- _Work to do_:
Skip all pictures, then print the remaining material exactly.

- _Material provided_:
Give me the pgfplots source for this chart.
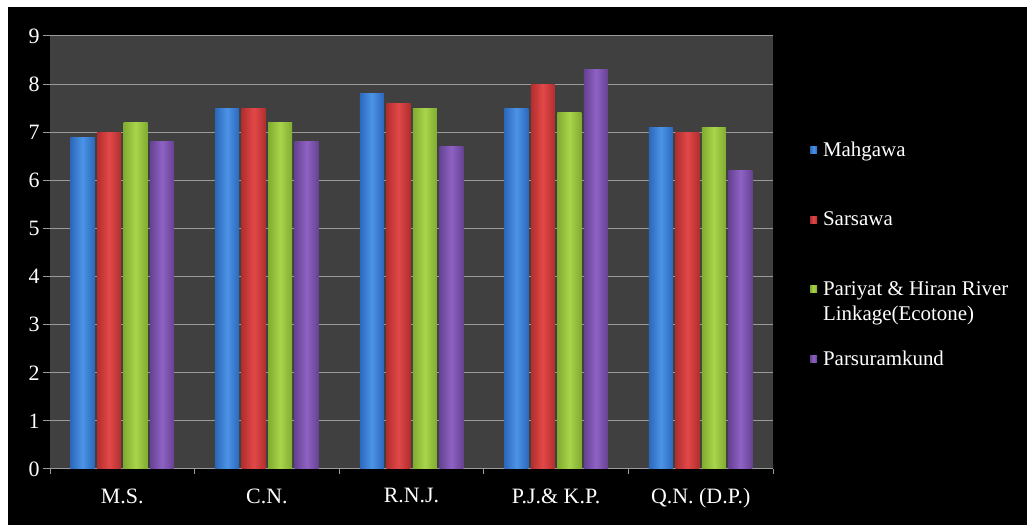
\documentclass[border=0pt]{standalone}
\usepackage{pgfplots}
\pgfplotsset{compat=1.18}
\usepackage{fontspec}
\setmainfont{Liberation Serif}
\definecolor{plotbg}{HTML}{404040}
\definecolor{gridc}{HTML}{9A9A9A}
\definecolor{bluA}{HTML}{2C68BC}\definecolor{bluB}{HTML}{4C94E6}
\definecolor{redA}{HTML}{B22E2E}\definecolor{redB}{HTML}{E24848}
\definecolor{grnA}{HTML}{80AC30}\definecolor{grnB}{HTML}{AAD44C}
\definecolor{purA}{HTML}{664292}\definecolor{purB}{HTML}{8E62C4}
\pgfplotsset{
  sblu/.style={ybar, bar width=24bp, bar shift=-39.75bp, draw=none, left color=bluA, right color=bluA, middle color=bluB},
  sred/.style={ybar, bar width=24bp, bar shift=-13.25bp, draw=none, left color=redA, right color=redA, middle color=redB},
  sgrn/.style={ybar, bar width=24bp, bar shift=13.25bp, draw=none, left color=grnA, right color=grnA, middle color=grnB},
  spur/.style={ybar, bar width=24bp, bar shift=39.75bp, draw=none, left color=purA, right color=purA, middle color=purB},
}
\begin{document}
\begin{tikzpicture}[x=1bp,y=1bp]
\fill[white] (0,0) rectangle (1027,525);
\fill[black] (8,0) rectangle (1027,518);
\begin{axis}[
  at={(50bp,56bp)}, anchor=south west,
  scale only axis, width=723bp, height=433bp,
  xmin=-0.5, xmax=4.5, ymin=0, ymax=9,
  xtick={-0.5,0.5,1.5,2.5,3.5,4.5},
  xticklabels={M.S.,C.N.,R.N.J.,P.J.\& K.P.,Q.N. (D.P.)},
  x tick label as interval,
  ytick={0,1,2,3,4,5,6,7,8,9},
  ymajorgrids, grid style={gridc, line width=1bp},
  axis background/.style={fill=plotbg},
  axis x line*=bottom, axis y line*=left,
  x axis line style={gridc, line width=1bp, -},
  y axis line style={draw=none},
  tick align=outside,
  major tick length=7bp,
  xtick style={gridc, line width=1bp, /pgfplots/major tick length=5bp},
  ytick style={gridc, line width=1bp},
  /pgf/number format/assume math mode=true,
  ticklabel style={text=white},
  yticklabel style={font=\fontsize{22}{24}\selectfont},
  xticklabel style={font=\fontsize{22}{24}\selectfont, yshift=-9bp},
  legend style={at={(1.051,0.76)}, anchor=north west, draw=none, fill=none,
    text=white, font=\fontsize{21}{24}\selectfont, row sep=50bp,
    inner sep=0pt, nodes={inner sep=2bp}},
  legend cell align=left,
  legend image code/.code={\fill[#1] (0bp,-3.5bp) rectangle (7bp,3.5bp);},
]
% Mahgawa
\addplot[sblu] coordinates {(0,6.9)};
\addplot[sblu, forget plot] coordinates {(1,7.5)};
\addplot[sblu, forget plot] coordinates {(2,7.8)};
\addplot[sblu, forget plot] coordinates {(3,7.5)};
\addplot[sblu, forget plot] coordinates {(4,7.1)};
% Sarsawa
\addplot[sred] coordinates {(0,7.0)};
\addplot[sred, forget plot] coordinates {(1,7.5)};
\addplot[sred, forget plot] coordinates {(2,7.6)};
\addplot[sred, forget plot] coordinates {(3,8.0)};
\addplot[sred, forget plot] coordinates {(4,7.0)};
% Pariyat & Hiran River Linkage (Ecotone)
\addplot[sgrn] coordinates {(0,7.2)};
\addplot[sgrn, forget plot] coordinates {(1,7.2)};
\addplot[sgrn, forget plot] coordinates {(2,7.5)};
\addplot[sgrn, forget plot] coordinates {(3,7.4)};
\addplot[sgrn, forget plot] coordinates {(4,7.1)};
% Parsuramkund
\addplot[spur] coordinates {(0,6.8)};
\addplot[spur, forget plot] coordinates {(1,6.8)};
\addplot[spur, forget plot] coordinates {(2,6.7)};
\addplot[spur, forget plot] coordinates {(3,8.3)};
\addplot[spur, forget plot] coordinates {(4,6.2)};
\legend{\hspace{4bp}Mahgawa, \hspace{4bp}Sarsawa, {\hspace{4bp}\makebox[0pt][l]{\raisebox{-25bp}[0pt][0pt]{Linkage(Ecotone)}}Pariyat \& Hiran River}, \hspace{4bp}Parsuramkund}
\end{axis}
\pgfresetboundingbox
\path (0,0) rectangle (1027,525);
\end{tikzpicture}
\end{document}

- _Solution for this exercise_:
Give me the pgfplots source for this chart.
\documentclass[border=0pt]{standalone}
\usepackage{pgfplots}
\pgfplotsset{compat=1.18}
\usepackage{fontspec}
\setmainfont{Liberation Serif}
\definecolor{plotbg}{HTML}{404040}
\definecolor{gridc}{HTML}{9A9A9A}
\definecolor{bluA}{HTML}{2C68BC}\definecolor{bluB}{HTML}{4C94E6}
\definecolor{redA}{HTML}{B22E2E}\definecolor{redB}{HTML}{E24848}
\definecolor{grnA}{HTML}{80AC30}\definecolor{grnB}{HTML}{AAD44C}
\definecolor{purA}{HTML}{664292}\definecolor{purB}{HTML}{8E62C4}
\pgfplotsset{
  sblu/.style={ybar, bar width=24bp, bar shift=-39.75bp, draw=none, left color=bluA, right color=bluA, middle color=bluB},
  sred/.style={ybar, bar width=24bp, bar shift=-13.25bp, draw=none, left color=redA, right color=redA, middle color=redB},
  sgrn/.style={ybar, bar width=24bp, bar shift=13.25bp, draw=none, left color=grnA, right color=grnA, middle color=grnB},
  spur/.style={ybar, bar width=24bp, bar shift=39.75bp, draw=none, left color=purA, right color=purA, middle color=purB},
}
\begin{document}
\begin{tikzpicture}[x=1bp,y=1bp]
\fill[white] (0,0) rectangle (1027,525);
\fill[black] (8,0) rectangle (1027,518);
\begin{axis}[
  at={(50bp,56bp)}, anchor=south west,
  scale only axis, width=723bp, height=433bp,
  xmin=-0.5, xmax=4.5, ymin=0, ymax=9,
  xtick={-0.5,0.5,1.5,2.5,3.5,4.5},
  xticklabels={M.S.,C.N.,R.N.J.,P.J.\& K.P.,Q.N. (D.P.)},
  x tick label as interval,
  ytick={0,1,2,3,4,5,6,7,8,9},
  ymajorgrids, grid style={gridc, line width=1bp},
  axis background/.style={fill=plotbg},
  axis x line*=bottom, axis y line*=left,
  x axis line style={gridc, line width=1bp, -},
  y axis line style={draw=none},
  tick align=outside,
  major tick length=7bp,
  xtick style={gridc, line width=1bp, /pgfplots/major tick length=5bp},
  ytick style={gridc, line width=1bp},
  /pgf/number format/assume math mode=true,
  ticklabel style={text=white},
  yticklabel style={font=\fontsize{22}{24}\selectfont},
  xticklabel style={font=\fontsize{22}{24}\selectfont, yshift=-9bp},
  legend style={at={(1.051,0.76)}, anchor=north west, draw=none, fill=none,
    text=white, font=\fontsize{21}{24}\selectfont, row sep=50bp,
    inner sep=0pt, nodes={inner sep=2bp}},
  legend cell align=left,
  legend image code/.code={\fill[#1] (0bp,-3.5bp) rectangle (7bp,3.5bp);},
]
% Mahgawa
\addplot[sblu] coordinates {(0,6.9)};
\addplot[sblu, forget plot] coordinates {(1,7.5)};
\addplot[sblu, forget plot] coordinates {(2,7.8)};
\addplot[sblu, forget plot] coordinates {(3,7.5)};
\addplot[sblu, forget plot] coordinates {(4,7.1)};
% Sarsawa
\addplot[sred] coordinates {(0,7.0)};
\addplot[sred, forget plot] coordinates {(1,7.5)};
\addplot[sred, forget plot] coordinates {(2,7.6)};
\addplot[sred, forget plot] coordinates {(3,8.0)};
\addplot[sred, forget plot] coordinates {(4,7.0)};
% Pariyat & Hiran River Linkage (Ecotone)
\addplot[sgrn] coordinates {(0,7.2)};
\addplot[sgrn, forget plot] coordinates {(1,7.2)};
\addplot[sgrn, forget plot] coordinates {(2,7.5)};
\addplot[sgrn, forget plot] coordinates {(3,7.4)};
\addplot[sgrn, forget plot] coordinates {(4,7.1)};
% Parsuramkund
\addplot[spur] coordinates {(0,6.8)};
\addplot[spur, forget plot] coordinates {(1,6.8)};
\addplot[spur, forget plot] coordinates {(2,6.7)};
\addplot[spur, forget plot] coordinates {(3,8.3)};
\addplot[spur, forget plot] coordinates {(4,6.2)};
\legend{\hspace{4bp}Mahgawa, \hspace{4bp}Sarsawa, {\hspace{4bp}\makebox[0pt][l]{\raisebox{-25bp}[0pt][0pt]{Linkage(Ecotone)}}Pariyat \& Hiran River}, \hspace{4bp}Parsuramkund}
\end{axis}
\pgfresetboundingbox
\path (0,0) rectangle (1027,525);
\end{tikzpicture}
\end{document}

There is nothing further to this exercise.